La colpa del vuoto politico di Forza Italia parte da lontano. A Berlusconi e al suo braccio destro Denis Verdini infatti poco interessava la Toscana, a quei tempi rossa con percentuali bulgare, e molto invece il rapporto con quella parte dell’ex Pci che cercava una convivenza basata sugli interessi con il “nemico” (si rilegga in questa chiave la vicenda Monte Paschi).

Niente di male, per carità. Ma questo ha fatto sì che vi fosse una scarsa battaglia per contrastare l’egemonia culturale della sinistra, con in più un’altrettanto scarsa attenzione alla costruzione di un partito organizzato (concetto odiato da Berlusconi).

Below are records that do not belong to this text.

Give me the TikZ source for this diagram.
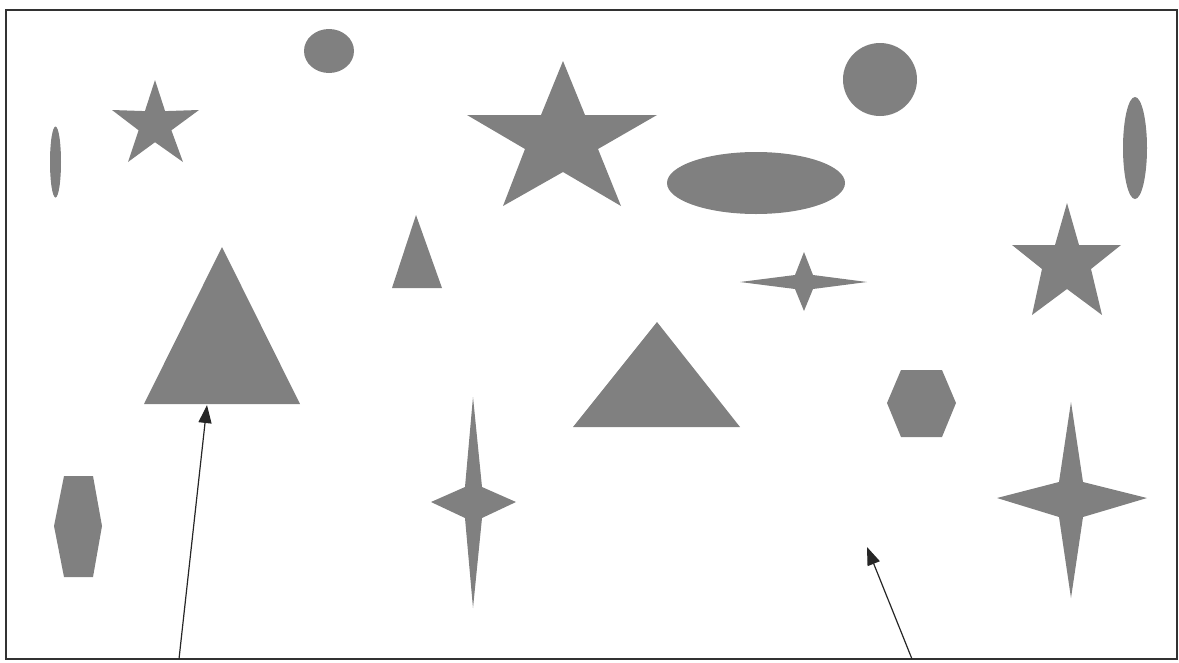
\documentclass[tikz,border=0pt]{standalone}
\usepackage{tikz}
\usetikzlibrary{arrows.meta}

\definecolor{shapegray}{RGB}{128,128,128}
\definecolor{framegray}{RGB}{50,50,50}

\tikzset{
  shapefill/.style={fill=shapegray},
  pointer/.style={-{Triangle[length=18pt,width=13pt]}, line width=1.2pt, black!85}
}

\begin{document}
\begin{tikzpicture}[x=1pt, y=-1pt]
\useasboundingbox (0,0) rectangle (1179,662);
% Frame
\draw[framegray, line width=2pt] (6,10) rectangle (1177,659);
% Ellipses and circles
\fill[shapefill] (55.5,162) ellipse [x radius=5.5, y radius=35.5];
\fill[shapefill] (329,51) ellipse [x radius=25, y radius=22];
\fill[shapefill] (880,79.5) ellipse [x radius=37, y radius=36.5];
\fill[shapefill] (1135,148) ellipse [x radius=12, y radius=51];
\fill[shapefill] (756,183) ellipse [x radius=89, y radius=31];
% Five-pointed stars
\fill[shapefill] (155,80) -- (165.1,111.1) -- (199,110) -- (171.4,130.3) -- (183,162)
  -- (155,142.2) -- (128,162) -- (138.6,130.3) -- (112,110) -- (144.9,111.1) -- cycle;
\fill[shapefill] (563,61) -- (585,115) -- (657,115) -- (598,149) -- (621,206)
  -- (563,172) -- (503,206) -- (525,149) -- (467,115) -- (541,115) -- cycle;
\fill[shapefill] (1067,203) -- (1079,245) -- (1121,245) -- (1091,269) -- (1102,315)
  -- (1067,289) -- (1032,315) -- (1042,269) -- (1012,245) -- (1055,245) -- cycle;
% Triangles
\fill[shapefill] (416,215) -- (442,288) -- (392,288) -- cycle;
\fill[shapefill] (222,247) -- (300,404) -- (144,404) -- cycle;
\fill[shapefill] (657,322) -- (740,427) -- (573,427) -- cycle;
% Hexagons
\fill[shapefill] (901,370) -- (942,370) -- (956,403) -- (942,437) -- (901,437) -- (887,403) -- cycle;
\fill[shapefill] (64,476) -- (93,476) -- (102,526) -- (93,577) -- (64,577) -- (54,526) -- cycle;
% Four-pointed stars
\fill[shapefill] (804,252) -- (813,275) -- (867,282) -- (813,289) -- (804,311)
  -- (795,289) -- (740,282) -- (795,275) -- cycle;
\fill[shapefill] (473,397) -- (482,487) -- (516,502) -- (482,518) -- (473,608)
  -- (465,518) -- (431,502) -- (465,487) -- cycle;
\fill[shapefill] (1071,402) -- (1083,482) -- (1147,498) -- (1083,517) -- (1071,598)
  -- (1059,517) -- (997,498) -- (1059,482) -- cycle;
% Pointers from the bottom edge
\coordinate (tri base) at (207,405);
\coordinate (tri foot) at (179,659);
\coordinate (gap spot) at (867,547);
\coordinate (gap foot) at (912,659);
\draw[pointer] (tri foot) -- (tri base);
\draw[pointer] (gap foot) -- (gap spot);
\end{tikzpicture}
\end{document}
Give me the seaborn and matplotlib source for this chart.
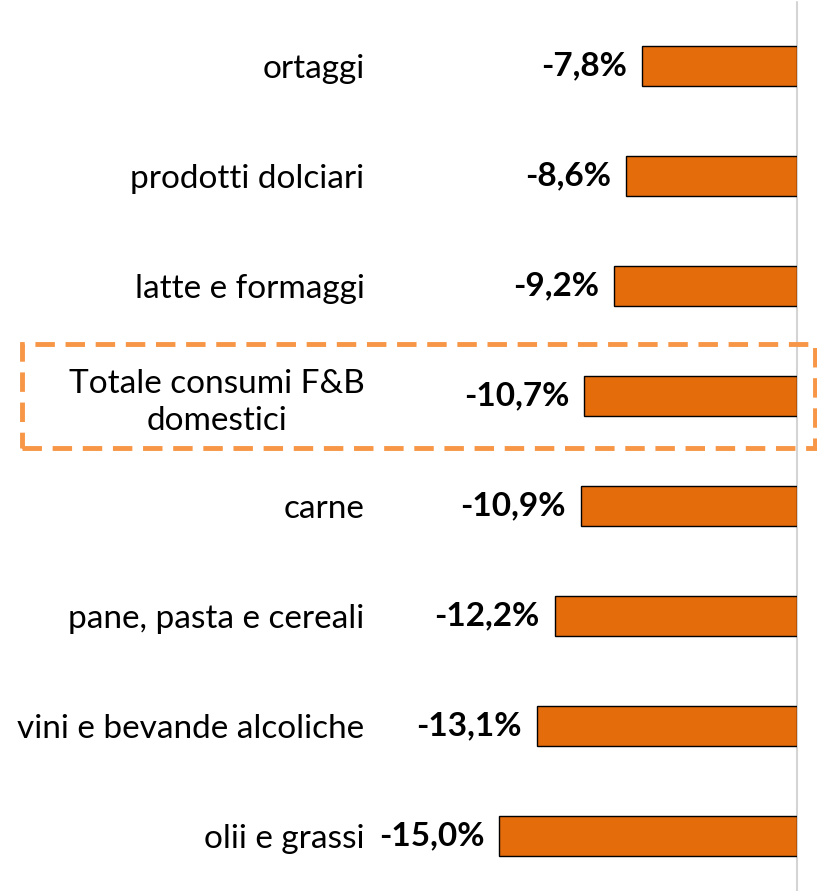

Così le elezioni locali per il centrodestra sono sempre state il riflesso di quello che avveniva a Roma. Con la dissoluzione delle ideologie, il trasformarsi delle classi in qualcosa di indistinto, l’evaporazione dei grandi aggregatori sociali – partiti, organizzazioni sociali, Chiesa – la trasformazione del lavoro, in pratica con la crescente struttura anomica e individualista della società, il richiamo della foresta è destinato a fare sempre meno presa sugli elettori non o meno ideologici, più fluidi.

E comunque a trarre vantaggio da questa situazione è la sinistra, perché l’ideologia dominante, che è sempre e solo quella di un mix ideologico neoliberale (o progressista liberale) o, detto altrimenti, di un radicalismo di massa (poco importa degli interessi che si muovono sotto) risulta alla fine più attrattiva.

Il lavoro che ci sarebbe da fare è esattamente l’opposto. Non l’appello identitario, ma la costruzione di una nuova attenzione per i problemi comuni e del territorio, a partire da un disagio sociale enorme – sì, enorme – destinato sempre di più a manifestarsi, come dimostra l’astensionismo, e come attestano gli stessi successi del centrodestra in molti comuni toscani ex roccaforti del Pd, a partire dalla città ex operaia di Piombino.

Lavoro duro, ma se il centrodestra non vuol essere una chimera dovrebbe ripartire da qui.